The target application terminated. One or more process it created re-parented.
Waiting for termination of re-parented processes.
Use the `--wait` option to modify this behavior.
Generating '/tmp/nsys-report-af74.qdstrm'
[1/1] [========================100%] nsys-report-125b.nsys-rep
Generated:
	/tmp/nsys-report-125b.nsys-rep

The crash seems from the nsys library.

Could someone help me take a look at this issue?

Thank you for reporting this.
I will try to reproduce the issue and take a look.
If you are able to identify the problematic nsys flag it could be helpful (is the issue occurs without --nic-metrics/--pytorch)?

Without --nic-metrics=true the program runs normally; enabling --nic-metrics=true causes it to crash. --pytorch appears to have no effect.

Thank you very much for this information. I will take a look and update.

@ywsample Could you please share the output for nsys status --network?

Does nsys profile --duration=10 --nic-metrics=true work correctly? Do not provide an app, it will do a system-wide collection.

nsys status --network output:

Network Profiling Environment Check
- OFED version: MLNX_OFED_LINUX-5.8-2.0.3.0
- Network Interface Card (NIC): Available
- Network features' library dependencies: OK

Additionally, basic network profiling works correctly with the following command:
nsys profile --duration=10 --nic-metrics=true

Thanks for sharing this @ywsample .
The NIC profiling feature seems to work correctly on its own.

From your second message in this thread, the error is coming from the injection library.
I have a few suggestions to move forward.

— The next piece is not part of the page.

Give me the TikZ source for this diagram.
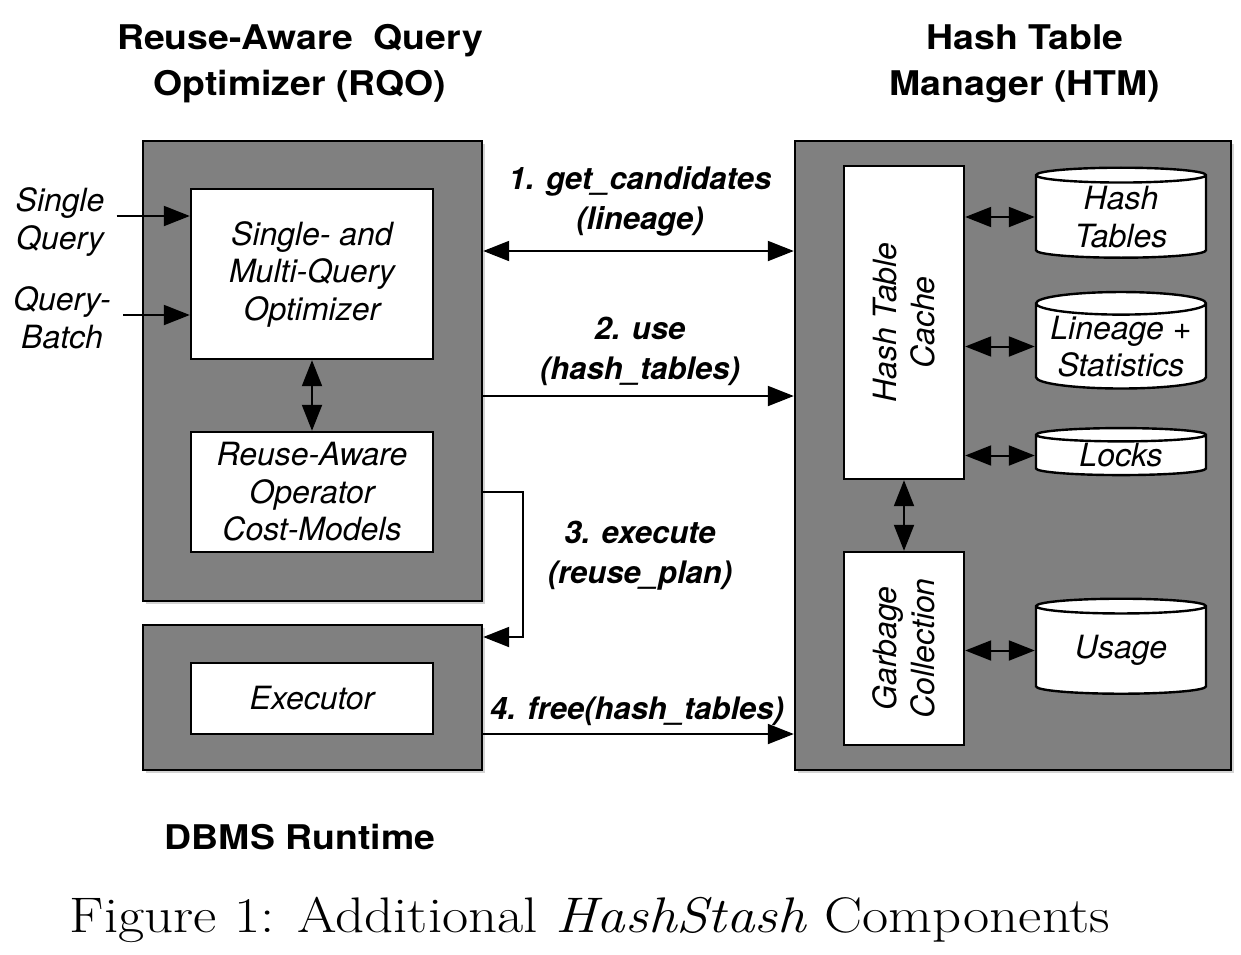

  • Is it possible to share a minimal code that reliably reproduces the issue?
  • Are you comfortable with collecting and sharing logs from a crash? See details for this below, you can personally message me the log file if you don’t want to post it publicly.
  • Did you try different configurations of the --trace options? Removing all the other CLI options for nsys, does the crash reliably reproduce when you add a specific tracing option? E.g., --trace=cuda or --trace=nvtx or --trace=osrt. Or maybe a combination of two, --trace=cuda,nvtx.

To collect logs:

  • Create a file in the same directory with the nsys executable, name the file nvlog.config
  • The file should contain
+ 100iw 100ef 0IW 0EF   global
- quadd_verbose_

$ /tmp/nsys.log

ForceFlush

Format $sevc$time|${name:0}|${tid:5}|${file:0}:${line:0}[${sfunc:0}]: $text
  • Do a profiling that reproduces the crash. When the profiling session ends, there should be a nsys.log file under /tmp. Please share that file.